Commissioner Matt Blansett, who is chairman of the board's emergency services committee, said that group met several times with Puckett officials to discuss a new contract. The board vote was unanimous.

The contract states the company committed to a 12-minute response time for 90 percent of calls to urban areas and 20 minutes on 90 percent of the calls to rural areas. Puckett will keep two 24-hour ambulances on standby in Marion, plus add a third for 16 hours a day.

"Puckett has been doing for the last couple years on their own," Jackson said. "It was not in our contract. Plus, they provide support for the Marion County SWAT team, and they also provide service to our football games throughout the valley at no charge."

The county will pay $150,000 during the first year of the five-year contract, with 3 percent annual increases thereafter.

Marion will pay Puckett $168,826 during the final year of the deal.

Jackson said the county paid a flat $150,000 per year under the previous contract.

In other business, Commissioner Tommy Thompson said the county needs to address what he calls "all this unnecessary paperwork," which is creating a storage problem.

"We need to get us some people that know what they're doing with this computer system, and we need to bring them in here and let them do a study of our system," he said. "Quit generating all this unnecessary paperwork. I know some of the records have to have a hard copy, but most of it doesn't."

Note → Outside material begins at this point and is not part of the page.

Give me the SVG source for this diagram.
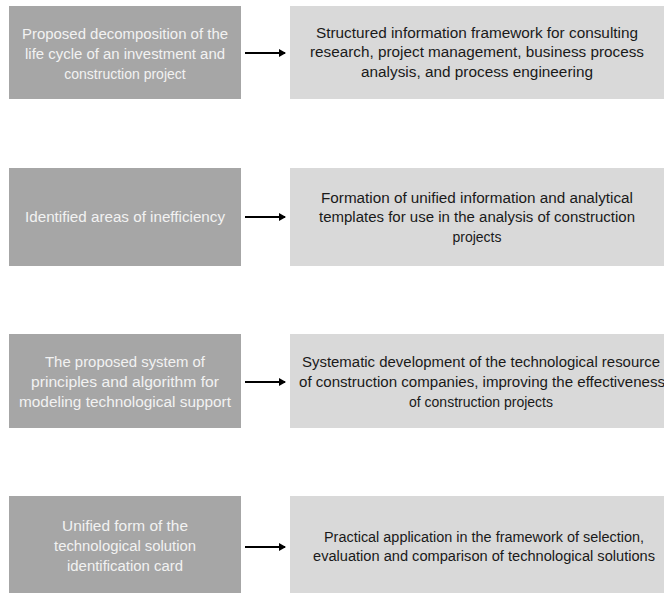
<svg xmlns="http://www.w3.org/2000/svg" width="664" height="593" viewBox="0 0 664 593">
<defs>
<style>
.l{fill:#a6a6a6}
.r{fill:#d9d9d9}
.lt{font-family:"Liberation Sans",Arial,sans-serif;font-size:14px;fill:#f2f2f2;text-anchor:middle}
.rt{font-family:"Liberation Sans",Arial,sans-serif;font-size:14px;fill:#1a1a1a;text-anchor:middle}
.c{stroke:#000;stroke-width:2;fill:none}
</style>
<marker id="ah" markerWidth="8" markerHeight="8" refX="6" refY="4" orient="auto" markerUnits="userSpaceOnUse">
<path d="M0,0 L7,4 L0,8 Z" fill="#000"/>
</marker>
</defs>
<rect width="664" height="593" fill="#fff"/>
<g id="n1">
<rect class="l" x="9" y="6" width="232" height="93"/>
<text class="lt" x="125" y="39" textLength="206" lengthAdjust="spacingAndGlyphs">Proposed decomposition of the</text>
<text class="lt" x="125" y="59" textLength="200" lengthAdjust="spacingAndGlyphs">life cycle of an investment and</text>
<text class="lt" x="125" y="79">construction project</text>
</g>
<g id="n2">
<rect class="r" x="290" y="6" width="374" height="93"/>
<text class="rt" x="477" y="38" textLength="322" lengthAdjust="spacingAndGlyphs">Structured information framework for consulting</text>
<text class="rt" x="477" y="57" textLength="334" lengthAdjust="spacingAndGlyphs">research, project management, business process</text>
<text class="rt" x="477" y="77" textLength="232" lengthAdjust="spacingAndGlyphs">analysis, and process engineering</text>
</g>
<g id="n3">
<rect class="l" x="9" y="168" width="232" height="98"/>
<text class="lt" x="125" y="222" textLength="200" lengthAdjust="spacingAndGlyphs">Identified areas of inefficiency</text>
</g>
<g id="n4">
<rect class="r" x="290" y="168" width="374" height="98"/>
<text class="rt" x="477" y="203" textLength="312" lengthAdjust="spacingAndGlyphs">Formation of unified information and analytical</text>
<text class="rt" x="477" y="222" textLength="316" lengthAdjust="spacingAndGlyphs">templates for use in the analysis of construction</text>
<text class="rt" x="477" y="242">projects</text>
</g>
<g id="n5">
<rect class="l" x="9" y="334" width="232" height="94"/>
<text class="lt" x="125" y="367" textLength="160" lengthAdjust="spacingAndGlyphs">The proposed system of</text>
<text class="lt" x="125" y="387" textLength="188" lengthAdjust="spacingAndGlyphs">principles and algorithm for</text>
<text class="lt" x="125" y="407" textLength="212" lengthAdjust="spacingAndGlyphs">modeling technological support</text>
</g>
<g id="n6">
<rect class="r" x="290" y="334" width="374" height="94"/>
<text class="rt" x="481" y="367" textLength="358" lengthAdjust="spacingAndGlyphs">Systematic development of the technological resource</text>
<text class="rt" x="482" y="387" textLength="366" lengthAdjust="spacingAndGlyphs">of construction companies, improving the effectiveness</text>
<text class="rt" x="481" y="407">of construction projects</text>
</g>
<g id="n7">
<rect class="l" x="9" y="496" width="232" height="97"/>
<text class="lt" x="125" y="531" textLength="126" lengthAdjust="spacingAndGlyphs">Unified form of the</text>
<text class="lt" x="125" y="551" textLength="142" lengthAdjust="spacingAndGlyphs">technological solution</text>
<text class="lt" x="125" y="571" textLength="116" lengthAdjust="spacingAndGlyphs">identification card</text>
</g>
<g id="n8">
<rect class="r" x="290" y="496" width="374" height="97"/>
<text class="rt" x="484" y="542" textLength="320" lengthAdjust="spacingAndGlyphs">Practical application in the framework of selection,</text>
<text class="rt" x="484" y="561" textLength="342" lengthAdjust="spacingAndGlyphs">evaluation and comparison of technological solutions</text>
</g>
<g id="connectors">
<line class="c" x1="245" y1="53" x2="285" y2="53" marker-end="url(#ah)"/>
<line class="c" x1="245" y1="217" x2="285" y2="217" marker-end="url(#ah)"/>
<line class="c" x1="245" y1="382" x2="285" y2="382" marker-end="url(#ah)"/>
<line class="c" x1="245" y1="547" x2="285" y2="547" marker-end="url(#ah)"/>
</g>
</svg>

Thompson said the county bought a building several years ago that had a "big area" upstairs for storage.

"We thought, boy, we'll be good for years, and here five years later it's busting at the seems," he said. "There isn't enough room in the county to store all of that."

Thompson rejected the idea of hiring a part-time employee to handle the mess, saying the county "doesn't need to hire another person to shuffle papers and fan the dust around."

Jackson said he's been in contact with a company that would take the massive amount of documents and scan them to a county server.

He said a meeting would take place soon to discuss terms of a possible contract for the work.

"We may end up having to buy a new server because I'm not sure our server right now is big enough," Jackson said.

If approved, he said the company would do a trial run with documents from the mayor's office to "see how everything goes."

If successful, the scanning technique would branch out to other county offices from there.

The company would be licensed and bonded, Jackson said, so if "something personal" were to be exposed during the process, the company would be responsible for it.

"That takes a lot of liability off the county," he said.

Thompson said he thinks Jackson is "on the right track" to solve the problem.